It was a matter of time until a new Bitcoin Core client was introduced. Version 0.17.0 marks the 17th iteration of this wallet as originally envisioned by Satoshi Nakamoto. A lot of changes and improvements have been made over the years. The following three major changes are worth paying attention to as a Bitcoin enthusiast.
#3 Wallet Creation Convenience
Although most people have no real issues creating their first Bitcoin wallet when using the Bitcoin Core client, there is still room for future improvements. Especially when people use multiple wallets which are not linked to one another in terms of usage, a new change has been introduced. Adding an additional wallet would only work when running a network node, and the GUI wallet did not offer a convenient solution for creating new wallets.
That is a very strange situation, especially for a software project which has been around for so long. The developers have finally resolved this matter by giving users an option to generate additional wallets directly from the GUI without the node requirement. A quality of life improvement which can win a lot of people over to Bitcoin’s side moving forward.
#2 Blockchain Pruning
In the world of cryptocurrencies, no one wants to wait hours – or even days – to download a full ledger of transactions. In Bitcoin’s case, that ledger has grown to nearly 200GB in size, with more data being added every single day. For novice enthusiasts, downloading such a lot of blockchain information has been rather problematic, yet the situation has finally been improved upon.
By actively enabling native blockchain pruning, the Bitcoin Core 0.17.0 client now makes it a lot easier for nodes to get a network synchronization. All users need to do is enable the option from the GUI to operate securely. It is another big quality-of-life improvement which will make the leading Bitcoin client more accessible to the masses, regardless of their technical expertise.
#1 Coin Selection Improvements
Few people actively think of how coin selection works when using cryptocurrency wallets. In Bitcoin’s case, it was rather common to combine different transaction outputs together to calculate the fee for a specific transaction. In some cases, it would even cause friction in terms of meeting the amount threshold required.
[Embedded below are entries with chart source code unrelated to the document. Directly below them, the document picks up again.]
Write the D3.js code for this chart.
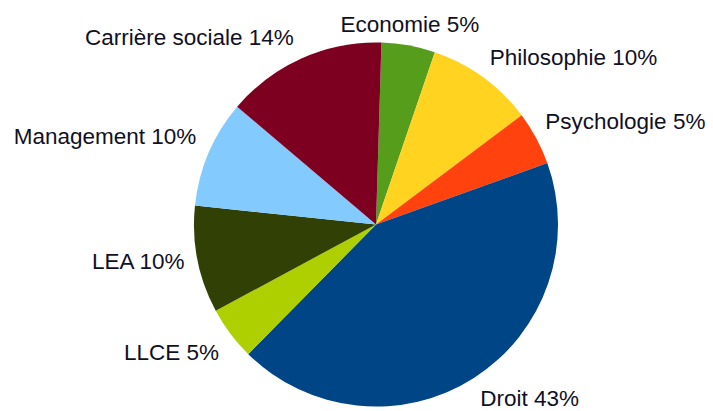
<!DOCTYPE html>
<html>
<head>
<meta charset="utf-8">
<script src="https://cdn.jsdelivr.net/npm/d3@7"></script>
<style>
  html, body { margin: 0; padding: 0; background: #fff; }
  svg { display: block; }
</style>
</head>
<body>
<svg id="chart" width="713" height="411"></svg>
<script>
// Data (counts out of 21 students, shown as rounded percentages)
const categories = ["Economie", "Philosophie", "Psychologie", "Droit", "LLCE", "LEA", "Management", "Carrière sociale"];
const counts     = [1, 2, 1, 9, 1, 2, 2, 3];
const percentLabels = ["5%", "10%", "5%", "43%", "5%", "10%", "10%", "14%"];
const colors     = ["#579d1c", "#ffd320", "#ff420e", "#004586", "#aecf00", "#314004", "#83caff", "#7e0021"];

const width = 713, height = 411;
const cx = 376, cy = 224.5, radius = 182;
const startOffset = 0.03;
const fontSize = 22.5;
const ascent = fontSize * 0.905, descent = fontSize * 0.212;

const svg = d3.select("#chart");
const g = svg.append("g").attr("transform", `translate(${cx},${cy})`);

const data = categories.map((c, i) => ({ name: c, value: counts[i], label: percentLabels[i], color: colors[i] }));

const pie = d3.pie()
  .value(d => d.value)
  .sort(null)
  .startAngle(startOffset)
  .endAngle(startOffset + 2 * Math.PI);

const arc = d3.arc().innerRadius(0).outerRadius(radius);
const labelArc = d3.arc().innerRadius(radius + 8).outerRadius(radius + 8);

const arcs = pie(data);

g.selectAll("path.slice")
  .data(arcs)
  .join("path")
  .attr("class", "slice")
  .attr("d", arc)
  .attr("fill", d => d.data.color);

g.selectAll("text.lbl")
  .data(arcs)
  .join("text")
  .attr("class", "lbl")
  .attr("font-family", "'Liberation Sans', Arial, sans-serif")
  .attr("font-size", fontSize)
  .attr("fill", "#101024")
  .each(function(d) {
    const a = (d.startAngle + d.endAngle) / 2;
    const s = Math.sin(a), c = Math.cos(a);
    const [px, py] = labelArc.centroid(d);
    let anchor = "middle", x = px;
    if (s > 0.3) { anchor = "start"; x = px + 2; }
    else if (s < -0.3) { anchor = "end"; x = px - 5; }
    let y;
    if (c > 0.3) y = py - descent - 1;          // label above point
    else if (c < -0.3) y = py + ascent + 1;     // label below point
    else y = py + (ascent - descent) / 2;       // vertically centred
    d3.select(this)
      .attr("x", x)
      .attr("y", y)
      .attr("text-anchor", anchor)
      .text(d.data.name + " " + d.data.label);
  });
</script>
</body>
</html>
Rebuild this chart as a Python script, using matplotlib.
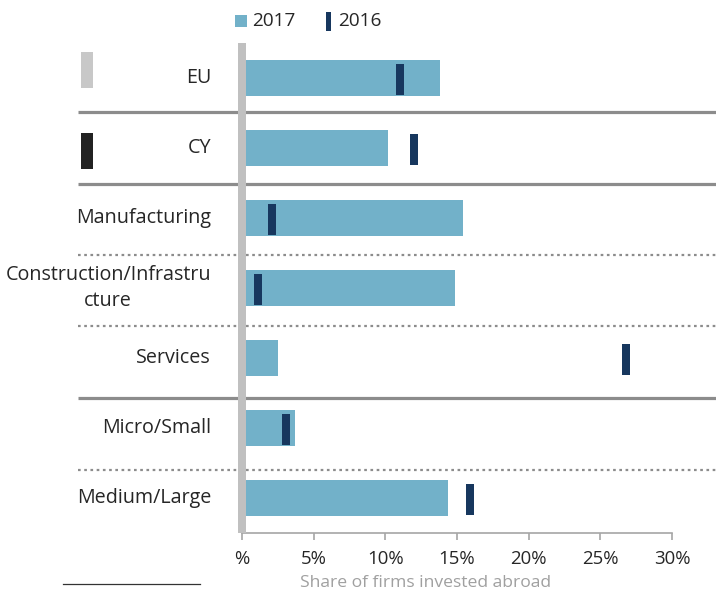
import matplotlib
matplotlib.use("Agg")
import matplotlib.pyplot as plt
from matplotlib.patches import Rectangle

categories = ["EU", "CY", "Manufacturing", "Construction/Infrastru\ncture",
              "Services", "Micro/Small", "Medium/Large"]
values_2017 = [13.8, 10.2, 15.4, 14.85, 2.5, 3.7, 14.4]
values_2016 = [11.0, 12.0, 2.1, 1.1, 26.8, 3.1, 15.9]
tick_values = [0, 5, 10, 15, 20, 25, 30]
tick_labels = ["%", "5%", "10%", "15%", "20%", "25%", "30%"]

plt.rcParams['font.family'] = ['Open Sans', 'DejaVu Sans']

BAR = "#72b1c9"
MARK = "#17375e"
SEP = "#8c8c8c"
TXT = "#262626"

fig = plt.figure(figsize=(7.16, 5.95), dpi=100)
ax = fig.add_axes([242/716, 62/595, 430/716, 490/595])

ypos = list(range(len(categories)))
ax.barh(ypos, values_2017, height=0.51, color=BAR, zorder=2)
mw = 0.55
ax.barh([y + 0.02 for y in ypos], [mw]*len(values_2016),
        left=[v - mw/2 for v in values_2016], height=0.44, color=MARK, zorder=3)

ax.set_xlim(0, 30)
ax.set_ylim(6.5, -0.5)

for s in ["top", "right", "left"]:
    ax.spines[s].set_visible(False)
ax.spines["bottom"].set_color("#a6a6a6")
ax.spines["bottom"].set_linewidth(1.2)
ax.set_xticks(tick_values)
ax.set_xticklabels(tick_labels)
ax.tick_params(axis="x", direction="out", length=5, width=1.2, color="#a6a6a6",
               labelsize=13.4, labelcolor=TXT, pad=7)
ax.set_yticks([])

# gray vertical band at 0
ax.add_patch(Rectangle((-0.28, -0.5), 0.56, 7.0, color="#c0c0c0", zorder=4,
                       clip_on=False, lw=0))

# labels
for y, c in zip(ypos, categories):
    ax.text(-2.16, y, c, ha="right", va="center", multialignment="center",
            fontsize=14.2, color=TXT, linespacing=1.4)

# separators
x0, x1 = (78 - 242) / 14.33, (716 - 242) / 14.33
solid_y = [0.48, 1.51, 4.57]
dotted_y = [2.53, 3.54, 5.6]
for y in solid_y:
    ax.plot([x0, x1], [y, y], color=SEP, lw=2.3, clip_on=False, zorder=1,
            solid_capstyle="butt")
for y in dotted_y:
    ax.plot([x0, x1], [y, y], color=SEP, lw=1.6, ls=(0, (1.2, 1.6)),
            clip_on=False, zorder=1)

# EU / CY swatches
fig.patches.append(Rectangle((80.5/716, 1 - 88/595), 12/716, 36/595,
                             transform=fig.transFigure, color="#c8c8c8", lw=0))
fig.patches.append(Rectangle((80.5/716, 1 - 169/595), 12/716, 36/595,
                             transform=fig.transFigure, color="#222222", lw=0))

# legend
fig.patches.append(Rectangle((235/716, 1 - 27/595), 12/716, 12/595,
                             transform=fig.transFigure, color=BAR, lw=0))
fig.text(252/716, 1 - 21/595, "2017", ha="left", va="center", fontsize=13.7, color=TXT)
fig.patches.append(Rectangle((326/716, 1 - 31/595), 5/716, 19/595,
                             transform=fig.transFigure, color=MARK, lw=0))
fig.text(338/716, 1 - 21/595, "2016", ha="left", va="center", fontsize=13.7, color=TXT)

# x label
fig.text(426/716, 1 - 583/595, "Share of firms invested abroad", ha="center",
         va="center", fontsize=12.6, color="#a0a0a0")

# short footnote line
fig.add_artist(plt.Line2D([63/716, 200/716], [1 - 584/595, 1 - 584/595],
                          transform=fig.transFigure, color="#333333", lw=0.9))

fig.savefig("out.png", dpi=100)
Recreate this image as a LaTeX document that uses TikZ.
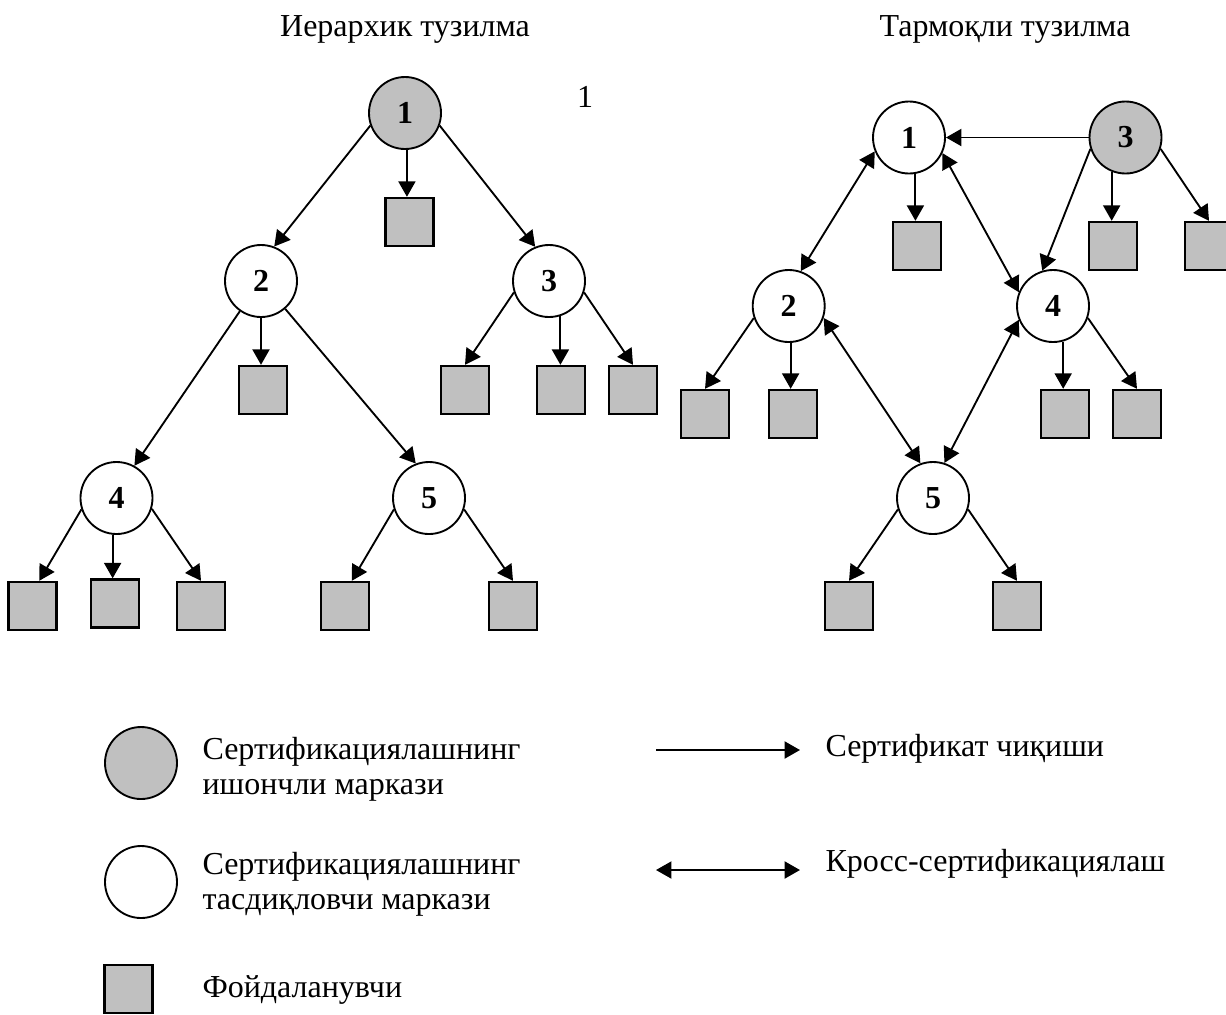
\documentclass[tikz,border=0pt]{standalone}
\usepackage{fontspec}
\setmainfont{Liberation Serif}
\usepackage{xcolor}
\usetikzlibrary{positioning, arrows.meta}
\definecolor{trust}{RGB}{192, 192, 192}

\begin{document}
\begin{tikzpicture}[
    x=0.375pt, y=-0.375pt,
    font=\fontsize{12}{13}\selectfont,
    >={Triangle[length=5.8pt, width=6.4pt]},
    ca/.style={
        circle,
        draw,
        line width=0.7pt,
        minimum size=27pt,
        inner sep=0pt,
        fill=#1,
        font=\fontsize{12}{13}\selectfont\bfseries
    },
    ca/.default=white,
    user/.style={
        draw,
        line width=0.9pt,
        fill=trust,
        minimum size=18pt,
        inner sep=0pt
    },
    title/.style={anchor=base},
    legtext/.style={anchor=base west, align=left, inner sep=0pt},
    issue/.style={->, line width=0.7pt},
    cross/.style={<->, line width=0.7pt}
]
\useasboundingbox (0,0) rectangle (1226,1014);
\clip (0,0) rectangle (1226,1014);

% === Titles ===
\node[title] (ttree) at (405,36) {Иерархик тузилма};
\node[title] (tnet) at (1005,36) {Тармоқли тузилма};
\node[title] (tone) at (585,107) {1};

% === Hierarchical structure ===
\node[ca=trust] (l1) at (405,113) {1};
\node[ca] (l2) at (261,281) {2};
\node[ca] (l3) at (549,281) {3};
\node[ca] (l4) at (116.5,498) {4};
\node[ca] (l5) at (429,498) {5};

\node[user] (l1u) at (409.5,222) {};
\node[user] (l2u) at (263,390) {};
\node[user] (l3ua) at (465,390) {};
\node[user] (l3ub) at (561,390) {};
\node[user] (l3uc) at (633,390) {};
\node[user] (l4ua) at (32.5,606) {};
\node[user] (l4ub) at (115,603.5) {};
\node[user] (l4uc) at (201,606) {};
\node[user] (l5ua) at (345,606) {};
\node[user] (l5ub) at (513,606) {};

\draw[issue] (l1.200) -- (l2.69);
\draw[issue] (l1.340) -- (l3.112);
\draw[issue] (l1.-87) -- (l1.-87 |- l1u.north);
\draw[issue] (l2.235) -- (l4.61);
\draw[issue] (l2.311) -- (l5.111);
\draw[issue] (l2.south) -- (l2.south |- l2u.north);
\draw[issue] (l3.198) -- (l3ua.north);
\draw[issue] (l3.-72) -- (l3.-72 |- l3ub.north);
\draw[issue] (l3.342) -- (l3uc.north);
\draw[issue] (l4.198) -- (l4ua.75);
\draw[issue] (l4.-96) -- (l4.-96 |- l4ub.north);
\draw[issue] (l4.343) -- (l4uc.north);
\draw[issue] (l5.198) -- (l5ua.75);
\draw[issue] (l5.342) -- (l5ub.north);

% === Network structure ===
\node[ca] (r1) at (909,137.5) {1};
\node[ca=trust] (r3) at (1125.5,137.5) {3};
\node[ca] (r2) at (788.7,306) {2};
\node[ca] (r4) at (1053,306) {4};
\node[ca] (r5) at (933,498) {5};

\node[user] (r1u) at (917,246) {};
\node[user] (r3ua) at (1113,246) {};
\node[user] (r3ub) at (1209,246) {};
\node[user] (r2ua) at (705,414) {};
\node[user] (r2ub) at (793,414) {};
\node[user] (r4ua) at (1065,414) {};
\node[user] (r4ub) at (1137,414) {};
\node[user] (r5ua) at (849,606) {};
\node[user] (r5ub) at (1017,606) {};

\draw[issue] (r3.west) -- (r1.east);
\draw[issue] (r3.198) -- (r4.107);
\draw[issue] (r3.-112) -- (r3.-112 |- r3ua.north);
\draw[issue] (r3.342) -- (r3ub.north);
\draw[issue] (r1.-80) -- (r1.-80 |- r1u.north);
\draw[cross] (r1.202) -- (r2.71);
\draw[cross] (r1.335) -- (r4.158);
\draw[issue] (r2.199) -- (r2ua.north);
\draw[issue] (r2.-87) -- (r2.-87 |- r2ub.north);
\draw[cross] (r2.341) -- (r5.110);
\draw[cross] (r4.202) -- (r5.72);
\draw[issue] (r4.-74) -- (r4.-74 |- r4ua.north);
\draw[issue] (r4.341) -- (r4ub.north);
\draw[issue] (r5.198) -- (r5ua.north);
\draw[issue] (r5.342) -- (r5ub.north);

% === Legend ===
\node[ca=trust] (kroot) at (141,763) {};
\node[ca] (kca) at (141,882) {};
\node[user] (kuser) at (128.5,989) {};

\node[legtext] (troot) at (202,794) {Сертификациялашнинг\\ишончли маркази};
\node[legtext] (tca) at (202,909) {Сертификациялашнинг\\тасдиқловчи маркази};
\node[legtext] (tuser) at (202,997) {Фойдаланувчи};

\coordinate (ia) at (656,750);
\coordinate (ib) at (800,750);
\coordinate (ca) at (656,870);
\coordinate (cb) at (800,870);
\draw[issue] (ia) -- (ib);
\draw[cross] (ca) -- (cb);
\node[legtext] (tissue) at (825,756) {Сертификат чиқиши};
\node[legtext] (tcross) at (825,871) {Кросс-сертификациялаш};

\end{tikzpicture}
\end{document}
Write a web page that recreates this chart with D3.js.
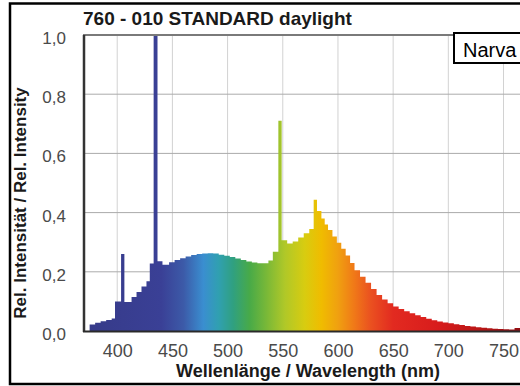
<!DOCTYPE html>
<html>
<head>
<meta charset="utf-8">
<title>760 - 010 STANDARD daylight</title>
<script src="https://cdn.jsdelivr.net/npm/d3@7"></script>
<style>
body{margin:0;background:#fff;}
text{font-family:"Liberation Sans",Arial,sans-serif;}
</style>
</head>
<body>
<div id="chart"></div>
<script>
// spectrum (step histogram, value holds until next wavelength)
var wavelengths = [375, 380, 385, 390, 395, 398, 403.5, 406.5, 413, 417.5,
  422, 426.5, 429.5, 433, 436.5, 441, 447, 452, 457, 462,
  467, 472, 477, 482, 487, 492, 497, 502, 507, 512,
  517, 522, 527, 532, 537, 541, 546, 549, 554, 559,
  564, 569, 574, 578, 581, 585, 588, 591, 595, 599,
  603, 607, 611, 615, 620, 625, 630, 635, 640, 645,
  650, 655, 660, 665, 670, 675, 680, 685, 690, 695,
  700, 705, 710, 715, 720, 725, 730, 735, 740, 745,
  750, 755, 760, 765, 770];
var intensity = [0.022, 0.028, 0.033, 0.037, 0.042, 0.1, 0.26, 0.098, 0.115, 0.132,
  0.15, 0.168, 0.228, 1.0, 0.236, 0.224, 0.232, 0.24, 0.246, 0.252,
  0.257, 0.26, 0.262, 0.263, 0.262, 0.258, 0.254, 0.25, 0.245, 0.24,
  0.235, 0.231, 0.229, 0.229, 0.238, 0.268, 0.71, 0.307, 0.296, 0.302,
  0.316, 0.33, 0.345, 0.443, 0.405, 0.38, 0.36, 0.341, 0.319, 0.298,
  0.278, 0.255, 0.23, 0.205, 0.183, 0.163, 0.142, 0.122, 0.106, 0.094,
  0.083, 0.074, 0.067, 0.06, 0.053, 0.047, 0.041, 0.036, 0.032, 0.029,
  0.026, 0.023, 0.02, 0.017, 0.015, 0.013, 0.011, 0.009, 0.008, 0.007,
  0.006, 0.005, 0.01, 0.02, 0.02];

var xTicks = [400, 450, 500, 550, 600, 650, 700, 750];
var yTicks = [0, 0.2, 0.4, 0.6, 0.8, 1.0];

var title = "760 - 010 STANDARD daylight";
var xTitle = "Wellenlänge / Wavelength (nm)";
var yTitle = "Rel. Intensität / Rel. Intensity";
var brand = "Narva";

// colour of the light at each wavelength
var specStops = [[370,"#363a88"],[440,"#3a4096"],[460,"#3c5aa8"],[478,"#3a8ed0"],
  [492,"#30a0b0"],[505,"#30a080"],[520,"#48aa48"],[535,"#78b838"],[552,"#b0c828"],
  [570,"#d8cc10"],[585,"#f0bc00"],[600,"#f0a010"],[615,"#f07818"],[630,"#ea5020"],
  [650,"#e22a20"],[690,"#d81c1c"],[730,"#b81616"],[770,"#8c0c12"]];

var W = 520, H = 386;
var pl = 83, pt = 35, pb = 331, pr = 530;

var svg = d3.select("#chart").append("svg")
  .attr("width", W).attr("height", H);

var x = d3.scaleLinear().domain([369, 774]).range([pl, pr]);
var y = d3.scaleLinear().domain([0, 1]).range([pb, pt]);

var grad = svg.append("defs").append("linearGradient")
  .attr("id", "spec")
  .attr("gradientUnits", "userSpaceOnUse")
  .attr("x1", x(370)).attr("x2", x(770))
  .attr("y1", 0).attr("y2", 0);
specStops.forEach(function(s){
  grad.append("stop")
    .attr("offset", ((s[0]-370)/400*100) + "%")
    .attr("stop-color", s[1]);
});

// grid
svg.append("g").selectAll("line").data(xTicks).enter().append("line")
  .attr("x1", d => x(d)).attr("x2", d => x(d))
  .attr("y1", pt).attr("y2", pb)
  .attr("stroke", "#d2d2d2").attr("stroke-width", 1);
svg.append("g").selectAll("line").data(yTicks.slice(1, -1)).enter().append("line")
  .attr("x1", pl).attr("x2", pr)
  .attr("y1", d => y(d)).attr("y2", d => y(d))
  .attr("stroke", "#ababab").attr("stroke-width", 1);

// spectrum
var data = d3.zip(wavelengths, intensity);
var area = d3.area()
  .curve(d3.curveStepAfter)
  .x(d => x(d[0]))
  .y0(y(0))
  .y1(d => y(d[1]));
svg.append("path")
  .datum(data)
  .attr("d", area)
  .attr("fill", "url(#spec)");

// frame of plot
svg.append("line").attr("x1", pl).attr("x2", pr)
  .attr("y1", pt).attr("y2", pt)
  .attr("stroke", "#7a7a7a").attr("stroke-width", 2);
svg.append("line").attr("x1", pl+1).attr("x2", pl+1)
  .attr("y1", pt).attr("y2", pb+1)
  .attr("stroke", "#333").attr("stroke-width", 2.5);
svg.append("line").attr("x1", pl).attr("x2", pr)
  .attr("y1", pb+0.5).attr("y2", pb+0.5)
  .attr("stroke", "#2a2a2a").attr("stroke-width", 2);

// axes labels
var fmt = d3.format(".1f");
var xAx = svg.append("g")
  .attr("transform", "translate(0," + pb + ")")
  .call(d3.axisBottom(x).tickValues(xTicks).tickSize(0).tickPadding(13));
var yAx = svg.append("g")
  .attr("transform", "translate(" + pl + ",0)")
  .call(d3.axisLeft(y).tickValues(yTicks).tickSize(0).tickPadding(17)
    .tickFormat(d => fmt(d).replace(".", ",")));
svg.selectAll(".domain").remove();
xAx.selectAll("text").attr("font-size", 18).attr("fill", "#4a4a4a")
  .style("font-family", '"Liberation Sans",Arial,sans-serif');
yAx.selectAll("text").attr("font-size", 17).attr("fill", "#4a4a4a").attr("y", 3)
  .style("font-family", '"Liberation Sans",Arial,sans-serif');

// titles
svg.append("text").text(title)
  .attr("x", pl).attr("y", 25)
  .attr("font-size", 19).attr("font-weight", "bold").attr("fill", "#1a1a1a");
svg.append("text").text(xTitle)
  .attr("x", 308).attr("y", 377)
  .attr("text-anchor", "middle")
  .attr("font-size", 18).attr("font-weight", "bold").attr("fill", "#1a1a1a");
svg.append("text").text(yTitle)
  .attr("transform", "rotate(-90)")
  .attr("x", -203).attr("y", 26)
  .attr("text-anchor", "middle")
  .attr("font-size", 17).attr("font-weight", "bold").attr("fill", "#1a1a1a");

// brand box
svg.append("rect")
  .attr("x", 454).attr("y", 33).attr("width", 80).attr("height", 30)
  .attr("fill", "#fff").attr("stroke", "#000").attr("stroke-width", 2);
svg.append("text").text(brand)
  .attr("x", 463).attr("y", 57)
  .attr("font-size", 20).attr("fill", "#000");

// outer frame
svg.append("rect")
  .attr("x", 10).attr("y", 3.5).attr("width", 530).attr("height", 380.5)
  .attr("fill", "none").attr("stroke", "#000").attr("stroke-width", 2.5);
</script>
</body>
</html>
A new algorithm had to be devised, which goes by the name of Branch and Bound.
To put this in layman’s terms, it allows for a smoother combination of transaction outputs. Additionally, it removes the need for change addresses by simply sending the exact amount at all times. The large majority of Bitcoin Core users may not necessarily notice this changes anything for them directly, although any improvement to overall Bitcoin usability is more than welcome in this day and age.